Afghan historic minaret of Jam 'in danger of collapse'

By Mohammad Qazizada and Daud Qarizadah
BBC Afghan

Image caption,
There has been no extensive restoration work of the Jam minaret since it was built 800 years ago

One of Afghanistan's architectural marvels, the minaret of Jam, is in danger of collapse, officials warn.

Centuries of neglect and frequent floods are threatening the 800-year-old structure in remote Ghor province.

The 65m (213-foot) monument - thought to be the world's second-tallest brick minaret - is already on the UN list of world heritage sites in danger.

But officials have told the BBC that there is not enough money to protect it and more flooding could bring it down.

The biggest threat to the Jam minaret is posed by its position in a river valley among high mountains.

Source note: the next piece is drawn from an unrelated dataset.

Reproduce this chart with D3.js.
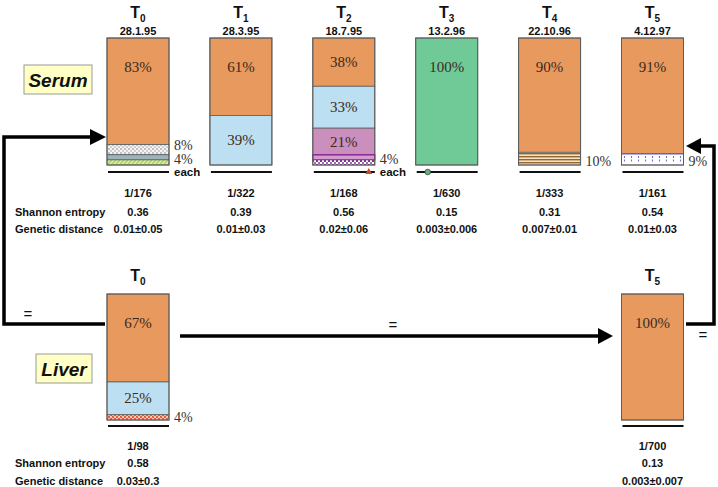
<!DOCTYPE html>
<html><head><meta charset="utf-8">
<script src="https://cdn.jsdelivr.net/npm/d3@7"></script>
<style>body{margin:0;background:#fff}svg{display:block}</style>
</head><body>
<svg id="chart" width="718" height="487"></svg>
<script>
// ---- data ----
const serumPoints = ["T0","T1","T2","T3","T4","T5"];
const serumDates = ["28.1.95","28.3.95","18.7.95","13.2.96","22.10.96","4.12.97"];
const serumFreq = ["1/176","1/322","1/168","1/630","1/333","1/161"];
const serumEntropy = ["0.36","0.39","0.56","0.15","0.31","0.54"];
const serumDistance = ["0.01±0.05","0.01±0.03","0.02±0.06","0.003±0.006","0.007±0.01","0.01±0.03"];
const serumVariants = [
  ["orange","grayDots","grayBlue","greenHatch"],
  ["orange","blue"],
  ["orange","blue","pink","purpleLine","purpleDots"],
  ["green"],
  ["orange","brownStripes"],
  ["orange","blueBricks"]
];
const serumPercents = [
  [83,8,4,4],
  [61,39],
  [38,33,21,4,4],
  [100],
  [90,10],
  [91,9]
];
const serumInsideLabels = [
  ["83%",null,null,null],
  ["61%","39%"],
  ["38%","33%","21%",null,null],
  ["100%"],
  ["90%",null],
  ["91%",null]
];
const serumSideLabels = [
  [{text:"8%",segs:[1]},{text:"4%",segs:[2,3],each:true}],
  [],
  [{text:"4%",segs:[3,4],each:true}],
  [],
  [{text:"10%",segs:[1]}],
  [{text:"9%",segs:[1]}]
];
const serumMarkers = [null,null,"triangle","circle",null,null];

const liverPoints = ["T0","T5"];
const liverFreq = ["1/98","1/700"];
const liverEntropy = ["0.58","0.13"];
const liverDistance = ["0.03±0.3","0.003±0.007"];
const liverVariants = [["orange","blue","redCheck"],["orange"]];
const liverPercents = [[67,25,4],[100]];
const liverInsideLabels = [["67%","25%",null],["100%"]];
const liverSideLabels = [[{text:"4%",segs:[2]}],[]];

const rowLabels = ["Shannon entropy","Genetic distance"];
const equalSigns = ["=","=","="];

// ---- drawing ----
const svg = d3.select("#chart");
const defs = svg.append("defs");
const SANS = "Arial, 'Liberation Sans', sans-serif";
const SERIF = "'Liberation Serif', 'Times New Roman', serif";

function pattern(id,w,h,bg,draw){
  const p = defs.append("pattern").attr("id",id).attr("patternUnits","userSpaceOnUse")
    .attr("width",w).attr("height",h);
  p.append("rect").attr("width",w).attr("height",h).attr("fill",bg);
  draw(p);
}
pattern("grayDots",4,4,"#f4f4f4",p=>{
  p.append("circle").attr("cx",1).attr("cy",1).attr("r",0.9).attr("fill","#a9a9a9");
  p.append("circle").attr("cx",3).attr("cy",3).attr("r",0.9).attr("fill","#bdbdbd");
});
pattern("greenHatch",4,4,"#d8ee9a",p=>{
  p.append("path").attr("d","M0,4 L4,0").attr("stroke","#9ccf5a").attr("stroke-width",1.2);
});
pattern("purpleDots",4,4,"#ffffff",p=>{
  p.append("rect").attr("width",2).attr("height",2).attr("fill","#8c2aa0");
  p.append("rect").attr("x",2).attr("y",2).attr("width",2).attr("height",2).attr("fill","#b060c0");
});
pattern("brownStripes",4,3,"#f5e4c4",p=>{
  p.append("rect").attr("y",0).attr("width",4).attr("height",1.4).attr("fill","#94652f");
});
pattern("blueBricks",7,11,"#ffffff",p=>{
  p.append("path").attr("d","M1.5,2 V9").attr("stroke","#6f76c4").attr("stroke-width",1.1).attr("stroke-dasharray","2,1.5");
  p.append("path").attr("d","M0,0.5 H7").attr("stroke","#aab0e6").attr("stroke-width",1);
});
pattern("redCheck",4,4,"#f7c8b8",p=>{
  p.append("rect").attr("width",2).attr("height",2).attr("fill","#e0603a");
  p.append("rect").attr("x",2).attr("y",2).attr("width",2).attr("height",2).attr("fill","#e0603a");
});

const fills = {
  orange:"#e8995e", blue:"#bcdff2", pink:"#cb8fbd", green:"#6fca98",
  grayBlue:"#9db3ba", purpleLine:"#d59ccf",
  grayDots:"url(#grayDots)", greenHatch:"url(#greenHatch)", purpleDots:"url(#purpleDots)",
  brownStripes:"url(#brownStripes)", blueBricks:"url(#blueBricks)", redCheck:"url(#redCheck)"
};

const x = d3.scalePoint().domain(serumPoints).range([138, 652.5]);
const barW = 62;

function tLabel(g, name, cx, y){
  const t = g.append("text").attr("x",cx).attr("y",y).attr("text-anchor","middle")
    .attr("font-family",SANS).attr("font-weight","bold").attr("font-size",16).attr("fill","#111");
  t.append("tspan").text(name[0]);
  t.append("tspan").attr("font-size",10).attr("dy",4).text(name.slice(1));
}

function drawBars(points, variants, percents, inside, side, top, bottom, underY, markers, isSerum){
  points.forEach((p,i)=>{
    const cx = x(p), x0 = cx - barW/2;
    const total = d3.sum(percents[i]);
    const y = d3.scaleLinear().domain([0,total]).range([top,bottom]);
    const cum = d3.cumsum(percents[i]);
    const g = svg.append("g");
    percents[i].forEach((v,j)=>{
      const y0 = y(cum[j]-v), y1 = y(cum[j]);
      g.append("rect").attr("x",x0).attr("y",y0).attr("width",barW).attr("height",y1-y0)
        .attr("fill",fills[variants[i][j]])
        .attr("stroke", variants[i][j]==="purpleLine" ? "#8a1a9a" : "#5c5c5c")
        .attr("stroke-width", variants[i][j]==="purpleLine" ? 1.3 : 0.8);
      const lab = inside[i][j];
      if(lab){
        const h = y1-y0;
        const ly = y0 + Math.min(29, h/2) + 5;
        g.append("text").attr("x",cx).attr("y",ly).attr("text-anchor","middle")
          .attr("font-family",SERIF).attr("font-size",15).attr("fill","#3a2a20").text(lab);
      }
    });
    g.append("rect").attr("x",x0).attr("y",top).attr("width",barW).attr("height",bottom-top)
      .attr("fill","none").attr("stroke","#5c5c5c").attr("stroke-width",1);
    side[i].forEach(s=>{
      const ya = y(cum[s.segs[0]]-percents[i][s.segs[0]]);
      const yb = y(cum[s.segs[s.segs.length-1]]);
      let cy = (ya+yb)/2;
      if(s.segs.length===1) cy = Math.max(cy, bottom-4);
      if(isSerum && i===0 && !s.each) cy = ya + 1;
      g.append("text").attr("x",x0+barW+5).attr("y",cy+4.5)
        .attr("font-family",SERIF).attr("font-size",14).attr("fill","#333").text(s.text);
      if(s.each){
        g.append("text").attr("x",x0+barW+5).attr("y",bottom+11)
          .attr("font-family",SANS).attr("font-weight","bold").attr("font-size",11.5).attr("fill","#111").text("each");
      }
    });
    g.append("line").attr("x1",x0+1).attr("x2",x0+barW).attr("y1",underY).attr("y2",underY)
      .attr("stroke","#111").attr("stroke-width",2);
    if(markers && markers[i]==="triangle"){
      const mx = x0+barW-6;
      g.append("path").attr("d",`M${mx-3.5},${underY+2} L${mx+3.5},${underY+2} L${mx},${underY-4} Z`)
        .attr("fill","#c0502a");
    }
    if(markers && markers[i]==="circle"){
      g.append("circle").attr("cx",x0+12).attr("cy",underY).attr("r",2.8)
        .attr("fill","#6fae7c").attr("stroke","#2d4d35").attr("stroke-width",0.8);
    }
  });
}

// Serum
serumPoints.forEach((p,i)=>{
  tLabel(svg,p,x(p),18);
  svg.append("text").attr("x",x(p)).attr("y",35).attr("text-anchor","middle")
    .attr("font-family",SANS).attr("font-weight","bold").attr("font-size",11).attr("fill","#111").text(serumDates[i]);
  [[serumFreq,197],[serumEntropy,216],[serumDistance,233]].forEach(([arr,yy])=>{
    svg.append("text").attr("x",x(p)).attr("y",yy).attr("text-anchor","middle")
      .attr("font-family",SANS).attr("font-weight","bold").attr("font-size",11).attr("fill","#111").text(arr[i]);
  });
});
drawBars(serumPoints, serumVariants, serumPercents, serumInsideLabels, serumSideLabels, 38, 165, 172, serumMarkers, true);

// Liver
liverPoints.forEach((p,i)=>{
  tLabel(svg,p,x(p),281);
  [[liverFreq,450],[liverEntropy,467],[liverDistance,485]].forEach(([arr,yy])=>{
    svg.append("text").attr("x",x(p)).attr("y",yy).attr("text-anchor","middle")
      .attr("font-family",SANS).attr("font-weight","bold").attr("font-size",11).attr("fill","#111").text(arr[i]);
  });
});
drawBars(liverPoints, liverVariants, liverPercents, liverInsideLabels, liverSideLabels, 294, 420, 426, null, false);

// Row labels
[[216,233],[467,485]].forEach(ys=>{
  rowLabels.forEach((l,k)=>{
    svg.append("text").attr("x",15).attr("y",ys[k]).attr("font-family",SANS).attr("font-weight","bold")
      .attr("font-size",11).attr("fill","#111").text(l);
  });
});

// Tissue boxes
[["Serum",24,65,68],["Liver",36,354,56]].forEach(([t,bx,by,bw])=>{
  svg.append("rect").attr("x",bx).attr("y",by).attr("width",bw).attr("height",29)
    .attr("fill","#ffffc6").attr("stroke","#9a9a9a").attr("stroke-width",1);
  svg.append("text").attr("x",bx+bw/2).attr("y",by+22).attr("text-anchor","middle")
    .attr("font-family",SANS).attr("font-weight","bold").attr("font-style","italic")
    .attr("font-size",19).attr("fill","#111").text(t);
});

// Arrows
const ag = svg.append("g").attr("fill","none").attr("stroke","#000").attr("stroke-width",3.5);
ag.append("path").attr("d","M105,324 H4 V137 H92");
ag.append("path").attr("d","M180,336 H600");
ag.append("path").attr("d","M686,324 H714 V146 H700");
svg.append("path").attr("d","M106,137 L90,129 L90,145 Z").attr("fill","#000");
svg.append("path").attr("d","M613,336 L598,328 L598,344 Z").attr("fill","#000");
svg.append("path").attr("d","M686,146 L701,138 L701,154 Z").attr("fill","#000");

[[28,319],[393,330],[703,340]].forEach(([ex,ey],k)=>{
  svg.append("text").attr("x",ex).attr("y",ey).attr("text-anchor","middle")
    .attr("font-family",SANS).attr("font-size",15).attr("fill","#111").text(equalSigns[k]);
});
</script>
</body></html>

Officials say that last year's floods caused major damage to the base.

Image caption,
Flooding of the nearby Hari-Rud river has damaged the base of the minaret
Image caption,
The minaret is famous for its decorations and inscriptions, but the structure is now leaning

They say a new supporting wall has been built and other stabilisation work has been carried out, but not enough to secure the site.

The circular minaret is famous for its intricate brick work and geometric decorations and inscriptions.

But local officials told the BBC that 20-30% of the decorative brick had fallen off and that the minaret was leaning.

Few visits

Erosion of the nearby river bank and illegal excavations are considered the biggest threats to its stability.

But no extensive restoration work has ever taken place since the minaret was built in 1194, according to Unesco, the UN's cultural organisation.

Once a famous destination for international tourists, the site is now rarely visited, because of security threats in the region.

Cultural activists in Ghor say they want the next Afghan president to visit the minaret and step up efforts to preserve it.

Decades of war have made the preservation of Afghanistan's rich heritage a huge challenge.

The most famous examples are the Bamiyan Buddhas, blown up by the Taliban in 2001. Thirteen years on, no decision has been made about what should happen to that site.